Basements with unfinished walls can make this part of a home an unpleasant and uncomfortable place to be. Wall finishes for basements offer a way to turn these areas into comfortable and functional spaces. When you have finished walls in your basement, you and your family can get more use out of this part of your home. Whether you plan to use it as a game room, home theater, workout room or something else, it’s important to understand what to do and what not to do when finishing basement walls. The following tips can help you learn more about this process.
Check your local rules on finishing basement walls in case you need to pull a permit. You might not need to if you’re sealing basement walls or painting them. However, you’ll likely need a permit if you need to construct new walls inside your concrete basement walls. You might also need a permit if you plan to add any plumbing or wiring in your walls. Pulling a permit if it’s needed is important to do, so that you don’t risk running into problems later on. For example, you might have trouble selling your home if you did this type of work without a permit when you should have pulled one.

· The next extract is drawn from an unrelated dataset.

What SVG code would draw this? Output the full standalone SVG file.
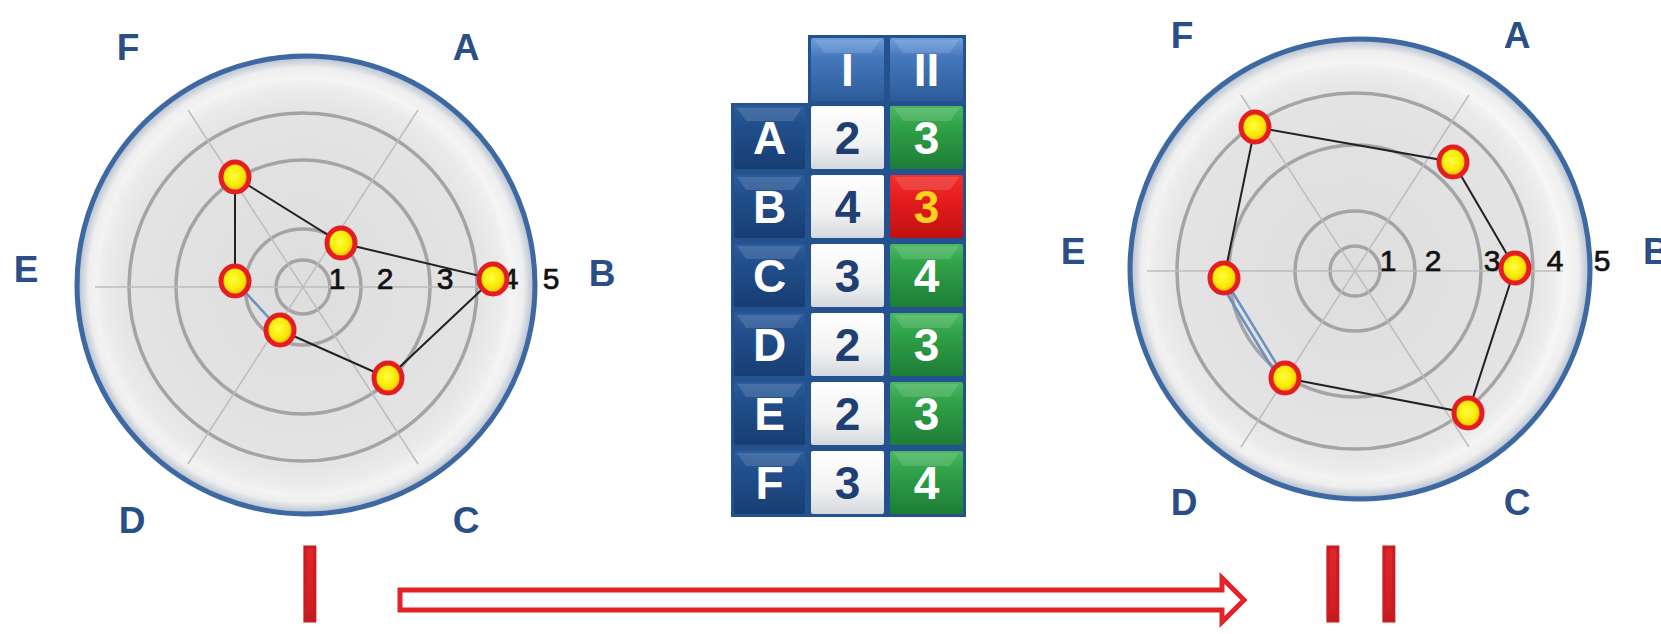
<svg xmlns="http://www.w3.org/2000/svg" width="1661" height="634" viewBox="0 0 1661 634">
<defs>
  <radialGradient id="gBezel" cx="0.5" cy="0.5" r="0.5">
    <stop offset="0" stop-color="#f2f2f2"/>
    <stop offset="0.88" stop-color="#f8f8f8"/>
    <stop offset="0.95" stop-color="#eeeeee"/>
    <stop offset="0.985" stop-color="#c3cbd7"/>
    <stop offset="1" stop-color="#7690b2"/>
  </radialGradient>
  <radialGradient id="gDisk" cx="0.5" cy="0.5" r="0.5">
    <stop offset="0" stop-color="#dedede"/>
    <stop offset="0.82" stop-color="#e3e3e3"/>
    <stop offset="0.95" stop-color="#ebebeb"/>
    <stop offset="1" stop-color="#f3f3f3"/>
  </radialGradient>
  <radialGradient id="gDot" cx="0.45" cy="0.45" r="0.55">
    <stop offset="0" stop-color="#ffff40"/>
    <stop offset="0.65" stop-color="#f8e800"/>
    <stop offset="1" stop-color="#f0a010"/>
  </radialGradient>
  <linearGradient id="gRowHead" x1="0" y1="0" x2="0" y2="1">
    <stop offset="0" stop-color="#2c5c9c"/>
    <stop offset="0.3" stop-color="#214f8c"/>
    <stop offset="1" stop-color="#183d72"/>
  </linearGradient>
  <linearGradient id="gHead" x1="0" y1="0" x2="0" y2="1">
    <stop offset="0" stop-color="#6d9ddb"/>
    <stop offset="0.3" stop-color="#4478bd"/>
    <stop offset="1" stop-color="#2d5b99"/>
  </linearGradient>
  <linearGradient id="gWhite" x1="0" y1="0" x2="0" y2="1">
    <stop offset="0" stop-color="#ffffff"/>
    <stop offset="0.6" stop-color="#f2f2f2"/>
    <stop offset="1" stop-color="#d4d8de"/>
  </linearGradient>
  <linearGradient id="gGreen" x1="0" y1="0" x2="0" y2="1">
    <stop offset="0" stop-color="#4cb862"/>
    <stop offset="0.3" stop-color="#31a34a"/>
    <stop offset="1" stop-color="#1d7d36"/>
  </linearGradient>
  <linearGradient id="gRed" x1="0" y1="0" x2="0" y2="1">
    <stop offset="0" stop-color="#f0302c"/>
    <stop offset="0.4" stop-color="#e41c1c"/>
    <stop offset="1" stop-color="#c01010"/>
  </linearGradient>
  <linearGradient id="gBar" x1="0" y1="0" x2="0" y2="1">
    <stop offset="0" stop-color="#e8282c"/>
    <stop offset="0.7" stop-color="#d01e24"/>
    <stop offset="1" stop-color="#9a1018"/>
  </linearGradient>
  <path id="bev" d="M0,0 H65 L56,13 H9 Z"/>
  <style>
    .axis { font-family: "Liberation Sans", Arial, sans-serif; font-weight: bold; font-size: 37px; fill: #2a4f86; text-anchor: middle; }
    .num { font-family: "Liberation Sans", Arial, sans-serif; font-size: 30px; fill: #111; stroke: #111; stroke-width: 0.7; text-anchor: middle; }
    .bezel { fill: url(#gBezel); stroke: #3d68a2; stroke-width: 5; }
    .disk { fill: url(#gDisk); }
    .ring { fill: none; stroke: #a4a4a4; stroke-width: 3.5; }
    .spoke { stroke: #bdbdbd; stroke-width: 1.5; fill: none; }
    .edge { stroke: #222; stroke-width: 2; fill: none; }
    .edge2 { stroke: #6a8fc2; stroke-width: 2.5; fill: none; }
    .dot { fill: url(#gDot); stroke: #e41e20; stroke-width: 5; }
    .cell-h { fill: url(#gHead); }
    .cell-r { fill: url(#gRowHead); }
    .cell-w { fill: url(#gWhite); }
    .cell-g { fill: url(#gGreen); }
    .cell-red { fill: url(#gRed); }
    .bevel { fill: #ffffff; fill-opacity: 0.13; }
    .tt { font-family: "Liberation Sans", Arial, sans-serif; font-weight: bold; font-size: 46px; text-anchor: middle; }
    .big { font-family: "Liberation Sans", Arial, sans-serif; font-size: 107px; fill: url(#gBar); stroke: #c81c22; stroke-width: 3; }
  </style>
</defs>
<rect width="1661" height="634" fill="#ffffff"/>

<g id="chart-I">
  <circle class="bezel" cx="306" cy="285" r="229"/>
  <circle class="disk" cx="303" cy="287" r="208"/>
  <circle class="ring" cx="303" cy="287" r="27" stroke-width="3"/>
  <circle class="ring" cx="303" cy="287" r="58"/>
  <circle class="ring" cx="303" cy="287" r="127"/>
  <circle class="ring" cx="303" cy="287" r="174"/>
  <line class="spoke" x1="95" y1="287" x2="511" y2="287"/>
  <line class="spoke" x1="188" y1="110" x2="418" y2="464"/>
  <line class="spoke" x1="418" y1="110" x2="188" y2="464"/>
  <text class="num" x="337" y="289">1</text>
  <text class="num" x="385" y="289">2</text>
  <text class="num" x="445" y="289">3</text>
  <text class="num" x="510" y="289">4</text>
  <text class="num" x="551" y="289">5</text>
  <text class="axis" x="466" y="60">A</text>
  <text class="axis" x="602" y="286">B</text>
  <text class="axis" x="466" y="533">C</text>
  <text class="axis" x="132" y="533">D</text>
  <text class="axis" x="26" y="282">E</text>
  <text class="axis" x="128" y="60">F</text>
  <polyline class="edge" points="235,281 235,177 341,243 493,279 388,378 280,330"/>
  <line class="edge2" x1="280" y1="330" x2="235" y2="281"/>
  <ellipse class="dot" cx="341" cy="243" rx="14" ry="15"/>
  <ellipse class="dot" cx="493" cy="279" rx="14" ry="15"/>
  <ellipse class="dot" cx="388" cy="378" rx="14" ry="15"/>
  <ellipse class="dot" cx="280" cy="330" rx="14" ry="15"/>
  <ellipse class="dot" cx="235" cy="281" rx="14" ry="15"/>
  <ellipse class="dot" cx="235" cy="177" rx="14" ry="15"/>
</g>

<g id="chart-II">
  <circle class="bezel" cx="1360" cy="269" r="230"/>
  <circle class="disk" cx="1355" cy="271" r="208"/>
  <circle class="ring" cx="1355" cy="271" r="25" stroke-width="3"/>
  <circle class="ring" cx="1355" cy="271" r="60"/>
  <circle class="ring" cx="1355" cy="271" r="126"/>
  <circle class="ring" cx="1355" cy="271" r="178"/>
  <line class="spoke" x1="1147" y1="271" x2="1563" y2="271"/>
  <line class="spoke" x1="1241" y1="95" x2="1469" y2="447"/>
  <line class="spoke" x1="1469" y1="95" x2="1241" y2="447"/>
  <text class="num" x="1388" y="271">1</text>
  <text class="num" x="1433" y="271">2</text>
  <text class="num" x="1492" y="271">3</text>
  <text class="num" x="1555" y="271">4</text>
  <text class="num" x="1602" y="271">5</text>
  <text class="axis" x="1517" y="48">A</text>
  <text class="axis" x="1643" y="264" style="text-anchor:start">B</text>
  <text class="axis" x="1517" y="515">C</text>
  <text class="axis" x="1184" y="515">D</text>
  <text class="axis" x="1073" y="264">E</text>
  <text class="axis" x="1182" y="48">F</text>
  <polyline class="edge" points="1224,278 1255,127 1453,162 1515,268 1468,413 1285,378"/>
  <line class="edge2" x1="1285" y1="378" x2="1224" y2="278"/>
  <line class="edge2" x1="1279" y1="379" x2="1218" y2="279" stroke-width="1.2"/>
  <ellipse class="dot" cx="1255" cy="127" rx="14" ry="15"/>
  <ellipse class="dot" cx="1453" cy="162" rx="14" ry="15"/>
  <ellipse class="dot" cx="1515" cy="268" rx="14" ry="15"/>
  <ellipse class="dot" cx="1468" cy="413" rx="14" ry="15"/>
  <ellipse class="dot" cx="1285" cy="378" rx="14" ry="15"/>
  <ellipse class="dot" cx="1224" cy="278" rx="14" ry="15"/>
</g>

<g id="table">
  <rect x="808" y="35" width="158" height="70" fill="#24528e"/>
  <rect x="731" y="103" width="235" height="414" fill="#24528e"/>
  <g id="header">
    <rect class="cell-h" x="811" y="38" width="73" height="63" rx="2"/>
    <rect class="cell-h" x="890" y="38" width="73" height="63" rx="2"/>
    <use href="#bev" class="bevel" x="815" y="40"/>
    <use href="#bev" class="bevel" x="894" y="40"/>
    <text class="tt" x="847.5" y="86" fill="#ffffff">I</text>
    <text class="tt" x="926.5" y="86" fill="#ffffff">II</text>
  </g>
  <g id="row-A">
    <rect class="cell-r" x="734" y="106" width="71" height="63" rx="2"/>
    <use href="#bev" class="bevel" x="737" y="108"/>
    <rect class="cell-w" x="811" y="106" width="73" height="63" rx="2"/>
    <rect class="cell-g" x="890" y="106" width="73" height="63" rx="2"/>
    <use href="#bev" class="bevel" x="894" y="108"/>
    <text class="tt" x="769.5" y="154" fill="#ffffff">A</text>
    <text class="tt" x="847.5" y="154" fill="#1f3f73">2</text>
    <text class="tt" x="926.5" y="154" fill="#ffffff">3</text>
  </g>
  <g id="row-B">
    <rect class="cell-r" x="734" y="175" width="71" height="63" rx="2"/>
    <use href="#bev" class="bevel" x="737" y="177"/>
    <rect class="cell-w" x="811" y="175" width="73" height="63" rx="2"/>
    <rect class="cell-red" x="890" y="175" width="73" height="63" rx="2"/>
    <use href="#bev" class="bevel" x="894" y="177"/>
    <text class="tt" x="769.5" y="223" fill="#ffffff">B</text>
    <text class="tt" x="847.5" y="223" fill="#1f3f73">4</text>
    <text class="tt" x="926.5" y="223" fill="#ffd21f">3</text>
  </g>
  <g id="row-C">
    <rect class="cell-r" x="734" y="244" width="71" height="63" rx="2"/>
    <use href="#bev" class="bevel" x="737" y="246"/>
    <rect class="cell-w" x="811" y="244" width="73" height="63" rx="2"/>
    <rect class="cell-g" x="890" y="244" width="73" height="63" rx="2"/>
    <use href="#bev" class="bevel" x="894" y="246"/>
    <text class="tt" x="769.5" y="292" fill="#ffffff">C</text>
    <text class="tt" x="847.5" y="292" fill="#1f3f73">3</text>
    <text class="tt" x="926.5" y="292" fill="#ffffff">4</text>
  </g>
  <g id="row-D">
    <rect class="cell-r" x="734" y="313" width="71" height="63" rx="2"/>
    <use href="#bev" class="bevel" x="737" y="315"/>
    <rect class="cell-w" x="811" y="313" width="73" height="63" rx="2"/>
    <rect class="cell-g" x="890" y="313" width="73" height="63" rx="2"/>
    <use href="#bev" class="bevel" x="894" y="315"/>
    <text class="tt" x="769.5" y="361" fill="#ffffff">D</text>
    <text class="tt" x="847.5" y="361" fill="#1f3f73">2</text>
    <text class="tt" x="926.5" y="361" fill="#ffffff">3</text>
  </g>
  <g id="row-E">
    <rect class="cell-r" x="734" y="382" width="71" height="63" rx="2"/>
    <use href="#bev" class="bevel" x="737" y="384"/>
    <rect class="cell-w" x="811" y="382" width="73" height="63" rx="2"/>
    <rect class="cell-g" x="890" y="382" width="73" height="63" rx="2"/>
    <use href="#bev" class="bevel" x="894" y="384"/>
    <text class="tt" x="769.5" y="430" fill="#ffffff">E</text>
    <text class="tt" x="847.5" y="430" fill="#1f3f73">2</text>
    <text class="tt" x="926.5" y="430" fill="#ffffff">3</text>
  </g>
  <g id="row-F">
    <rect class="cell-r" x="734" y="451" width="71" height="63" rx="2"/>
    <use href="#bev" class="bevel" x="737" y="453"/>
    <rect class="cell-w" x="811" y="451" width="73" height="63" rx="2"/>
    <rect class="cell-g" x="890" y="451" width="73" height="63" rx="2"/>
    <use href="#bev" class="bevel" x="894" y="453"/>
    <text class="tt" x="769.5" y="499" fill="#ffffff">F</text>
    <text class="tt" x="847.5" y="499" fill="#1f3f73">3</text>
    <text class="tt" x="926.5" y="499" fill="#ffffff">4</text>
  </g>
</g>

<g id="label-I">
  <text class="big" x="295" y="621">I</text>
</g>
<g id="label-II">
  <text class="big" x="1318 1374" y="621">II</text>
</g>

<g id="connectors">
  <path d="M400,590 H1222 V578 L1244,600 L1222,622 V610 H400 Z" fill="#ffffff" stroke="#e2232a" stroke-width="5" stroke-linejoin="miter"/>
</g>
</svg>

When choosing materials for finishing basement walls, make sure you select ones that are specifically designed for use in this part of your home. These materials are typically resistant to rot and moisture, making them better options for basement environments. For example, you can use treated wood with concrete walls, or use drywall that’s made to be resistant to mildew and moisture. If your finished walls will have insulation, choose rigid foam board insulation rather than fiberglass batt insulation, which is vulnerable to moisture damage.
If your basement is damp or has moisture problems, you’ll need to correct this before finishing the walls. Depending on the problem, you might need to use a sealant on your walls or have a drain installed under the floor to prevent leaks. Once your basement is dry, you can work on finishing the walls.
What should you do if you plan to build new walls when pipes are in the way? The easiest solution is to leave the pipes where they are and build your new walls on the other side of them. While this reduces the amount of interior space you have in your basement, it’s a less costly and complex solution than having to reroute these pipes. If you’re going to need new wiring in your walls, have a licensed electrician handle this task.